Türkiye'nin güneş enerjisi kapasitesini artırmada en akıllıca ve verimli stratejilerden biri, "hibrit santraller" konseptinde gizli. Ember'ın "Türkiye Hibrit Güneş Santralleriyle Şebeke Kısıtlarını Aşabilir" raporu, bu alandaki devasa potansiyeli ortaya koyuyor. Rapora göre, Türkiye'nin mevcut rüzgar ve hidroelektrik santrallerinin arazilerine güneş panelleri eklenerek en az 8 GW'lık yeni kapasite yaratılabilir.

Bu yaklaşımın dehası, yenilenebilir enerji projelerini dünya genelinde yavaşlatan en büyük engellerden birini, yani şebeke bağlantı kuyruklarını ve kısıtlarını aşan zekice bir "sistem hilesi" olmasında yatıyor. Mevcut santrallerin bağlantı altyapısını kullanarak, yeni projeler çok daha hızlı ve verimli bir şekilde hayata geçirilebilir. Bu strateji, Türkiye'nin enerji dönüşümündeki en güçlü gizli silahlarından biri olabilir.

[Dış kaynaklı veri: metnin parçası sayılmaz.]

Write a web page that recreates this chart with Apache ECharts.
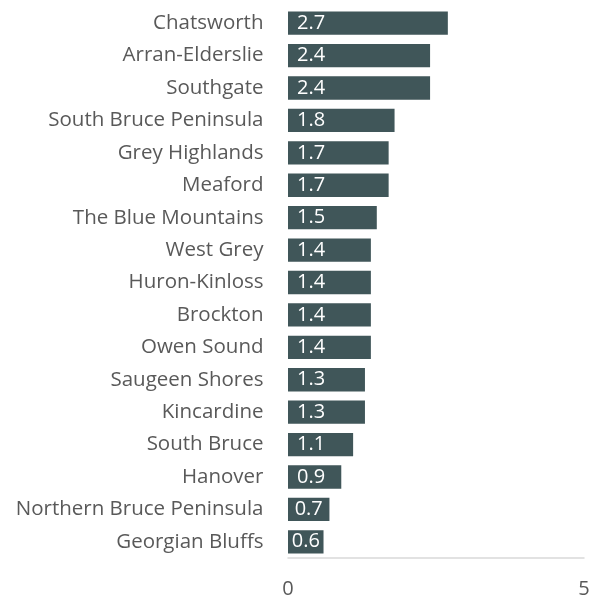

Bu 8 GW'lık potansiyelin ölçeği ise oldukça çarpıcı. Bu kapasitenin, Türkiye'nin Eylül 2025 itibarıyla 24,1 GW olan mevcut kurulu gücüne eklenmesi, ülkenin toplam güneş enerjisi kapasitesini 32 GW'ın üzerine taşıyacaktır. Bu da güneşi, potansiyel olarak ülkenin en büyük tekil enerji kaynağı haline getirebilir.

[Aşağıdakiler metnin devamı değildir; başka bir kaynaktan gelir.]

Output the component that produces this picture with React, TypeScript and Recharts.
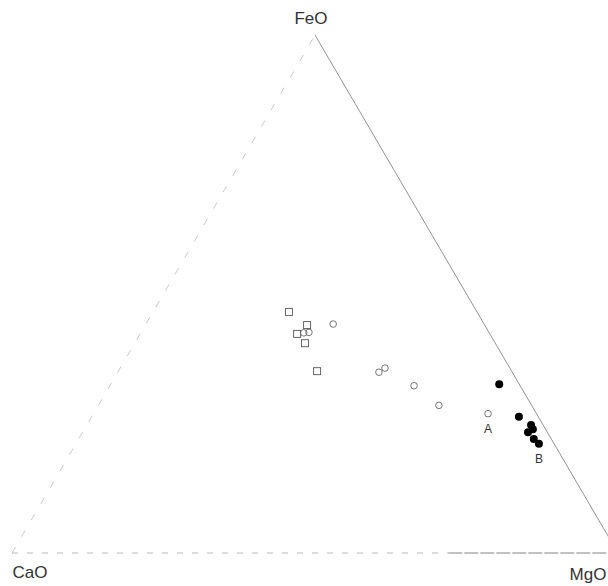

--------------------------------------------------------------------------------

Sonuç: Enerjinin Geleceği Gözlerimizin Önünde Şekilleniyor

Alfa Solar Enerji'nin üçüncü çeyrek raporundan damıtılan bu beş gerçek, inkâr edilemez bir tablo çiziyor: Güneş enerjisi çağı şafak vakitlerini geride bıraktı, artık tam öğle vaktinde. Küresel bir devrim noktasının aşılması, Türkiye'nin sessiz yükselişi, iklim zorluklarının enerji fırsatlarına dönüşmesi ve kurumsal stratejilerin ışık hızında evrilmesi, bu dönüşümün ne kadar köklü ve geri döndürülemez olduğunu kanıtlıyor.

Bu veriler ışığında, enerji geleceğinin sadece teknolojik bir dönüşüm değil, aynı zamanda stratejik bir zorunluluk olduğu açık. Peki, bu kaçınılmaz devrime bireysel ve ulusal olarak ne kadar hazırız?